▶ Problem statement
Everything from the line containing "Write a web" to the line containing "const line = d3.line().curve(d3.curveLinearClosed);", both lines included, must be copied exactly; nothing else should be.

▶ Data for processing
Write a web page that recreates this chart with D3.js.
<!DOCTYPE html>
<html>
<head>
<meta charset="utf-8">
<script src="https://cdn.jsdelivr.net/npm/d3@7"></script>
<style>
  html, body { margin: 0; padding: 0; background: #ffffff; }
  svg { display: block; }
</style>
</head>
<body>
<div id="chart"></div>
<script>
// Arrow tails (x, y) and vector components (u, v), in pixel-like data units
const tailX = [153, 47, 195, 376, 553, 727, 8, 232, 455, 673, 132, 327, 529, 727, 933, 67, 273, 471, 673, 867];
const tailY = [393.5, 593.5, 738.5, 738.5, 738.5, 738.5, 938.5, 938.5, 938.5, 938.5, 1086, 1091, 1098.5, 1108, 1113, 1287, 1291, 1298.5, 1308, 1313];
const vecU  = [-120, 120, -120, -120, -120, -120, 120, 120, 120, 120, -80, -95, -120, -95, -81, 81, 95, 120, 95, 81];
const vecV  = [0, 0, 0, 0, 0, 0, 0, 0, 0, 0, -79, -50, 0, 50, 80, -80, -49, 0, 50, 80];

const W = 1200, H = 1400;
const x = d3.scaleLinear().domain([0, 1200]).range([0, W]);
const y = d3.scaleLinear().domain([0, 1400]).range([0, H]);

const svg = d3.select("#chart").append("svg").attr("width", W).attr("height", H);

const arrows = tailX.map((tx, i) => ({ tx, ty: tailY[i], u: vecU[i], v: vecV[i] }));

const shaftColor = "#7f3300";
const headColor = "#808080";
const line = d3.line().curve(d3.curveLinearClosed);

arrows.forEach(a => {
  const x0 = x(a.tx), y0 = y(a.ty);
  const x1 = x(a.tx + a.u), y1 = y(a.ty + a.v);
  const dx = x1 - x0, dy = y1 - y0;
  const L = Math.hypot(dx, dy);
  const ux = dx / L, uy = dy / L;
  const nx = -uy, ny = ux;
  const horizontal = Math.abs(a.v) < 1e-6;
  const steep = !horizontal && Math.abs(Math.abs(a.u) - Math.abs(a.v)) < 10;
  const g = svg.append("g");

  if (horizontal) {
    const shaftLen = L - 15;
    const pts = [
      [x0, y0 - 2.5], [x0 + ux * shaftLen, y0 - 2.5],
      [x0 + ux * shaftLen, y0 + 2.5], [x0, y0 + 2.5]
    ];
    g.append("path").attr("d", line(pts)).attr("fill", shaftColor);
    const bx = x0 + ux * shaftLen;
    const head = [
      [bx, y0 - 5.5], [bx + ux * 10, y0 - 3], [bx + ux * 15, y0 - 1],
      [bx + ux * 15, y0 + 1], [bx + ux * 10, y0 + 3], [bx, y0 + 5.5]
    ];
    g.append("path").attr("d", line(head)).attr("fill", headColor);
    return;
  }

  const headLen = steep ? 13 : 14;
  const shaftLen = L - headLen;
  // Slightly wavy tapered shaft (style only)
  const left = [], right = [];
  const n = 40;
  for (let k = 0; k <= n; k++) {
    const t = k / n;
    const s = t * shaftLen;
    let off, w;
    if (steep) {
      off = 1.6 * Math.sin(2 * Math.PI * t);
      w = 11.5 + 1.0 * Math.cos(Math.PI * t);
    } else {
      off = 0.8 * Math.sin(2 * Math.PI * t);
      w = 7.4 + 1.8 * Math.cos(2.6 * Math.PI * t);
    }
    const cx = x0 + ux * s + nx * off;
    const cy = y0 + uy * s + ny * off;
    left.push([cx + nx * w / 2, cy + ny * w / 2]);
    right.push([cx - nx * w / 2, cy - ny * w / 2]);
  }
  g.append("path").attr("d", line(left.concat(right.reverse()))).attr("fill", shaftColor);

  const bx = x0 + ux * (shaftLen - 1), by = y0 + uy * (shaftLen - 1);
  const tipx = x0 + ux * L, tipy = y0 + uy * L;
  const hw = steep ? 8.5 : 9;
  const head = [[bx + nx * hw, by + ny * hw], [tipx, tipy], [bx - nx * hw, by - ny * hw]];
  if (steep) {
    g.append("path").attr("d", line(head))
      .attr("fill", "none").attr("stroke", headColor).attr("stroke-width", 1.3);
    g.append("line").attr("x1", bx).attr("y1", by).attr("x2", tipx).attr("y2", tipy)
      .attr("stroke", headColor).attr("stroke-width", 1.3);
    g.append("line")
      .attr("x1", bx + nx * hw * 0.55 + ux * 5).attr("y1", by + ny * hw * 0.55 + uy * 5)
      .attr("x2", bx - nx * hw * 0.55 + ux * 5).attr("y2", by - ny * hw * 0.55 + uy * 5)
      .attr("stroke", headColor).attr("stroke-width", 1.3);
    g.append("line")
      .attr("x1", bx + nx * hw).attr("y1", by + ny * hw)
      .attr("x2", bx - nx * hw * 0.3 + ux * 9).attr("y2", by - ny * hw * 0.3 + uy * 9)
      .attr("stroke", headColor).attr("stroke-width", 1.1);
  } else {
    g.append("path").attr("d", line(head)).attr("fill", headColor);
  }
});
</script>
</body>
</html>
---
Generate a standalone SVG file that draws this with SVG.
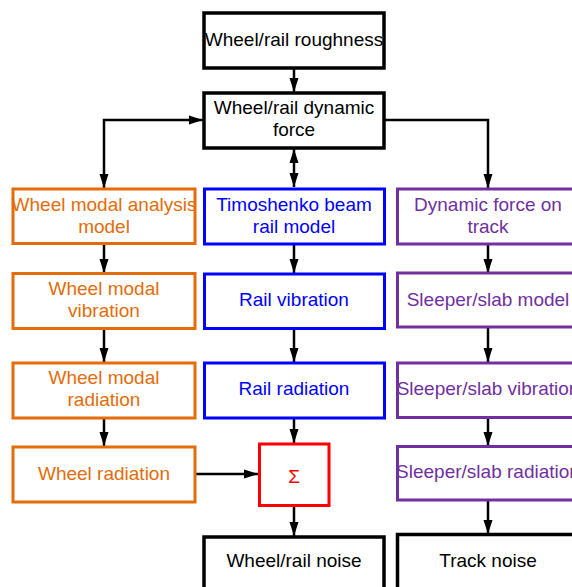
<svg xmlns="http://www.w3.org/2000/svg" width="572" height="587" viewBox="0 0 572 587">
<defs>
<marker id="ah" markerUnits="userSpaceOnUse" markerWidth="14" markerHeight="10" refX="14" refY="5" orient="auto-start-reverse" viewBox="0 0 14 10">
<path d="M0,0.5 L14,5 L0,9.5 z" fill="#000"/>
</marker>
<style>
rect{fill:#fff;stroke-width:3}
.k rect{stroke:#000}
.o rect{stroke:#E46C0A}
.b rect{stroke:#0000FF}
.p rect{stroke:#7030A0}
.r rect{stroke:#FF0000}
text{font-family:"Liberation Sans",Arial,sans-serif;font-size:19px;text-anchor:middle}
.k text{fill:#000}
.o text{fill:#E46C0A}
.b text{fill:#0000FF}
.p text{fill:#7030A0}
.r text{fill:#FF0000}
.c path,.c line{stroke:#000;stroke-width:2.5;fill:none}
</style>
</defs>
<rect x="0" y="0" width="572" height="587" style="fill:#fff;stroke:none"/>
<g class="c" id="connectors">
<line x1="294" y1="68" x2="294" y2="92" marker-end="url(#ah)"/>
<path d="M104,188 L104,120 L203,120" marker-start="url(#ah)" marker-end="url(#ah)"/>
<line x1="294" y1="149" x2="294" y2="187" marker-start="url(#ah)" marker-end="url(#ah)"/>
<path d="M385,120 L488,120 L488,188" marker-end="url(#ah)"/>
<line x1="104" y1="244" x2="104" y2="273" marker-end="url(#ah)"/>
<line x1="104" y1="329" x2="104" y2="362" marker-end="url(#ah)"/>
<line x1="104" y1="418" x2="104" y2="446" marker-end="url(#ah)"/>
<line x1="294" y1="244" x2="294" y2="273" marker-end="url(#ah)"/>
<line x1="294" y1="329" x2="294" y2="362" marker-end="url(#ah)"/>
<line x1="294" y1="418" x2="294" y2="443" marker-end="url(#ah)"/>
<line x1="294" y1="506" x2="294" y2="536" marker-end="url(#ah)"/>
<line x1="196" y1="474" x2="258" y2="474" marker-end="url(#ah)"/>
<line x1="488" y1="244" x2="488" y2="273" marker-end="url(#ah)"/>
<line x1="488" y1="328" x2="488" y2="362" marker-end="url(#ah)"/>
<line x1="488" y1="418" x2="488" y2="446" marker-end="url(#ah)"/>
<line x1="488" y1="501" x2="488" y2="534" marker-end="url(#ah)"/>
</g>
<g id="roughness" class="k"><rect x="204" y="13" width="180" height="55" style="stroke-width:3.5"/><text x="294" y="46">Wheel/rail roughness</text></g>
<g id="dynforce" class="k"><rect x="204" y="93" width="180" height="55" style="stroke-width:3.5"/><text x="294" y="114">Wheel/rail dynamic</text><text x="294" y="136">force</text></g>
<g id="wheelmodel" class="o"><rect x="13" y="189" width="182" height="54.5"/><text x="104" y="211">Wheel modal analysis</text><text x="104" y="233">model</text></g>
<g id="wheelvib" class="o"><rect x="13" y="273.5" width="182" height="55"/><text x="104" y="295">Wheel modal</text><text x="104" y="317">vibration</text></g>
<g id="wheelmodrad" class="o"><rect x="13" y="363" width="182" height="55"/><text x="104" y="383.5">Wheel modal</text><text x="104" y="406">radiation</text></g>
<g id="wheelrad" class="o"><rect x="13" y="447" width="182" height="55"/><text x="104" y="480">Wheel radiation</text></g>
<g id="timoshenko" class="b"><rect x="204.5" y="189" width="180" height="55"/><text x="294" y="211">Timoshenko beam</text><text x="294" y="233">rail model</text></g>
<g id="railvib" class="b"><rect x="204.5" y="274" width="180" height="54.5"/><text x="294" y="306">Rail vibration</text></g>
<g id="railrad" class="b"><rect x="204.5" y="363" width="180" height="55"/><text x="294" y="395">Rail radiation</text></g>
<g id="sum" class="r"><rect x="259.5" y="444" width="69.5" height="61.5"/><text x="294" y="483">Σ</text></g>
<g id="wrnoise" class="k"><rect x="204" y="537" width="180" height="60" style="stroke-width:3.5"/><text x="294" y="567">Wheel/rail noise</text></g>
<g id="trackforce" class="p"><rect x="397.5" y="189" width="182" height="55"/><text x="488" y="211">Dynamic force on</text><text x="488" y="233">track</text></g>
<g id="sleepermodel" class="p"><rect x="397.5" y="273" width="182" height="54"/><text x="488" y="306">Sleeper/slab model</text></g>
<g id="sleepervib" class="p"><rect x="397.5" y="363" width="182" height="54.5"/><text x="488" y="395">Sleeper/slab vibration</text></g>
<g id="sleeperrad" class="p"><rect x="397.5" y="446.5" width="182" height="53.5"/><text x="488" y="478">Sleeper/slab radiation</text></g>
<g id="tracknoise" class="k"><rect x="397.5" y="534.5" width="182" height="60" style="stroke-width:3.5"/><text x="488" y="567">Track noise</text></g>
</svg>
* * *
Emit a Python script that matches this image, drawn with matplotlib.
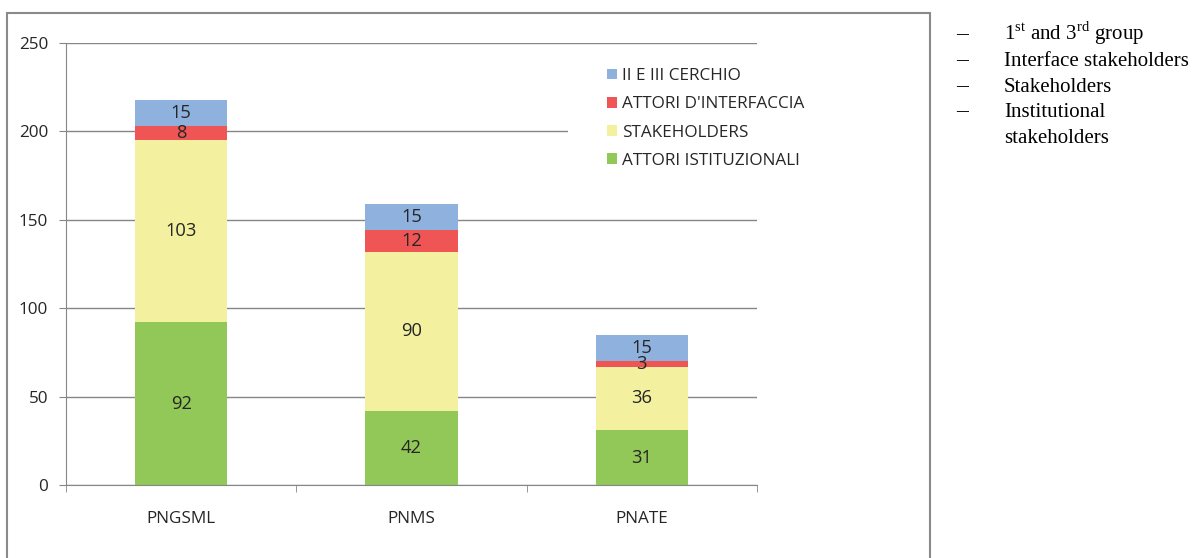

▶ Complete output
Write a web page that recreates this chart with D3.js.
<!DOCTYPE html>
<html>
<head>
<meta charset="utf-8">
<script src="https://cdn.jsdelivr.net/npm/d3@7"></script>
<style>
  html, body { margin: 0; padding: 0; background: #ffffff; }
  svg { display: block; }
</style>
</head>
<body>
<div id="chart"></div>
<script>
// Arrow tails (x, y) and vector components (u, v), in pixel-like data units
const tailX = [153, 47, 195, 376, 553, 727, 8, 232, 455, 673, 132, 327, 529, 727, 933, 67, 273, 471, 673, 867];
const tailY = [393.5, 593.5, 738.5, 738.5, 738.5, 738.5, 938.5, 938.5, 938.5, 938.5, 1086, 1091, 1098.5, 1108, 1113, 1287, 1291, 1298.5, 1308, 1313];
const vecU  = [-120, 120, -120, -120, -120, -120, 120, 120, 120, 120, -80, -95, -120, -95, -81, 81, 95, 120, 95, 81];
const vecV  = [0, 0, 0, 0, 0, 0, 0, 0, 0, 0, -79, -50, 0, 50, 80, -80, -49, 0, 50, 80];

const W = 1200, H = 1400;
const x = d3.scaleLinear().domain([0, 1200]).range([0, W]);
const y = d3.scaleLinear().domain([0, 1400]).range([0, H]);

const svg = d3.select("#chart").append("svg").attr("width", W).attr("height", H);

const arrows = tailX.map((tx, i) => ({ tx, ty: tailY[i], u: vecU[i], v: vecV[i] }));

const shaftColor = "#7f3300";
const headColor = "#808080";
const line = d3.line().curve(d3.curveLinearClosed);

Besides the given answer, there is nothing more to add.